Kolumne: Zippert reist

Kolumnist Hans Zippert wundert sich über den Umgang anderer Reisenden mit dem Koffer. Er fordert: Führerscheinpflicht für Rollkofferfahrer

Jeder Bewohner dieses Landes besitzt mindestens einen Koffer, doch die wenigsten wissen, wie man damit korrekt umgeht. Dabei muss man sich nur gewisse physikalische Gesetze klarmachen. Der leere Koffer ist mit einer bestimmten Menge Luft gefüllt. Viele glauben, es käme darauf an, die Luft durch möglichst viele Kleidungsstücke zu verdrängen, so dass sich am Ende kein Sauerstoff, aber viel Garderobe darin befindet. Das führt dazu, dass viele Kleidungsstücke unter Atemnot leiden und sehr schnell altern. Nicht umsonst sind Oberhemden und Blusen total faltig, wenn man sie aus dem Koffer zieht. Ein paar Minuten länger, und sie wären tot gewesen. Hier empfiehlt sich, den Koffer alle zwei Stunden kurz zu öffnen, damit die Kleidung Luft holen kann.

Hans Zippert
Hans Zippert
© Norbert Miguletz

Dringend notwendig erscheint auch die Einführung eines Kofferführerscheins, denn ihn unfallfrei durch Straßen, Flughäfen oder Bahnhöfe zu rangieren ist keine angeborene Fähigkeit, sondern Übungssache. Kaum jemand trägt seinen Koffer noch selbst, man zieht ihn für gewöhnlich hinter sich her. Und da beginnen die Probleme. Wer mit einem Anhänger am Straßenverkehr teilnehmen will, braucht eine Spezialgenehmigung, der Kofferzugmaschinist aber zerrt seinen Appendix führerschein- und gnadenlos durch Kleinkindergruppen und arglos fotografierende Japaner, schneidet älteren Damen den Weg ab oder verkeilt sich beim Überholen in den Rollkoffer eines anderen.

Das Manövrieren im überfüllten Großraumwagen will genauso gelernt sein wie das Verstauen in der Gepäckablage. Ein paar Runden auf dem Verkehrsübungsparcours könnten Wunder wirken, inklusive Rückwärtsein- und -auspacken und Anrollen am Berg.

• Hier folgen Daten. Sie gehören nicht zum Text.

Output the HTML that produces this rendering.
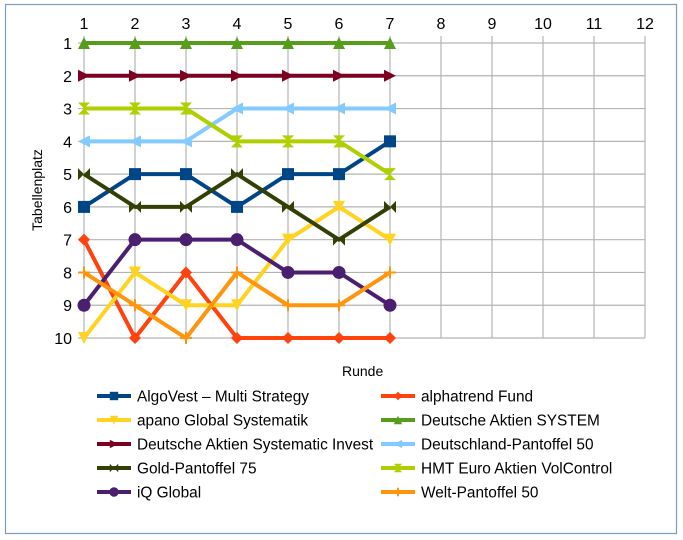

Der Rollkofferführer ist ja nichts anderes als der Nachfahre des "Fußgängers mit Handkarren", der früher aus keinem Prüfungsbogen wegzudenken war und niemals Vorfahrt hatte. Deshalb ist er wahrscheinlich ausgestorben. Bevor man die Prüfung ablegen kann, sollte man übrigens lernen, welche Lärmbelästigung ein Rollkoffer darstellt. Der Klang seiner quietschenden Rollen auf nächtlichem Kopfsteinpflaster gehört zu den penetrantesten Ruhestörungen in der Großstadt, vor allem wenn zwei Minuten später noch eine schlaflose Nordic Walkerin über das Pflaster stöckelt. Beides zusammen könnte eine neue Trendsportart ergeben: Nordic Suitcasing.